01/25/2006

Sister Portia all the way to Victory

Simpson Miller Fears Conspirary against her


PortiaSimpson Miller has pleaded with People’s National Party delegates not to be tempted to be bribed against voting for her in the party’s leadership contest.

Her plea came after key campaign workers had claimed that PNP supporters had been paid not to attend her rally in Morant Bay by criminals worried that if she succeeds PJ Patterson in April they will be targeted by Simpson MIller.

‘I am beseeching you not to allow others to pay for not voting for Portia,’ Simpson Miller said in a speech in front of a statue of the national hero, Paul Bogle, outside the Morant Bay courthouse, in the eastern parish of St Thomas.

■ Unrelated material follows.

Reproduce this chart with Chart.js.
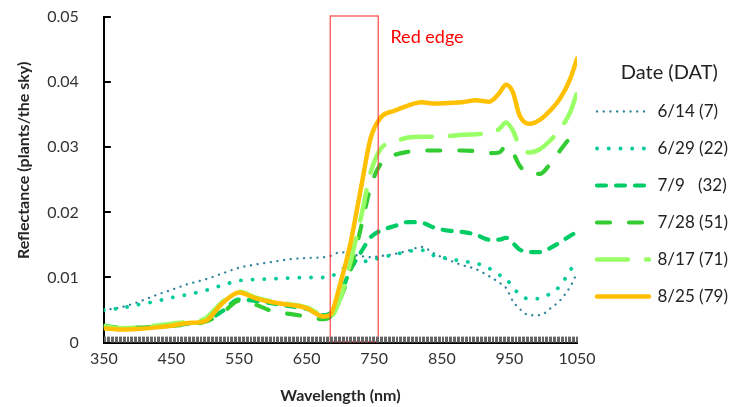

Bogle, a Baptist deacon, in 1865 led a rebellion of recently freed slaves seeking better conditions in colonial Jamaica. But the uprising was brutally put down and hundreds of people hanged.

Simpson Miller invoked the memory of Bogle in her campaign to become leader of the PNP and prime minister of Jamaica, telling supporters that it was of symbolic importance that she started the home leg of the campaign in the same section of the island that he launched his rebellion.

But she suggested that there were powerful forces that wanted, including to the point of paying bribes, to stop her march to Jamaica House.

A populist politician who lost to Patterson in the PNP’s leadership contest in 1992, Simpson Miller is this time facing three challengers, the most formidable being the security minister, Dr Peter Phillips, who has the backing of most of the party machinery.

Also in the race is the finance minister, Dr Omar Davies, as well as former cabinet minister and PNP vice-president Dr Karl Blythe.

Opinion polls show Simpson Miller the overwhelming favourite in the contest, but there is no certainty that this will translate into delegate votes.

In fact, her campaign has raised the issue of the quality of the delegates’ list, fearing that other candidates have established bogus delegates to ensure voting support.

However, the PNP secretariat has insisted that the list of a little over 4,000 delegates will be clean.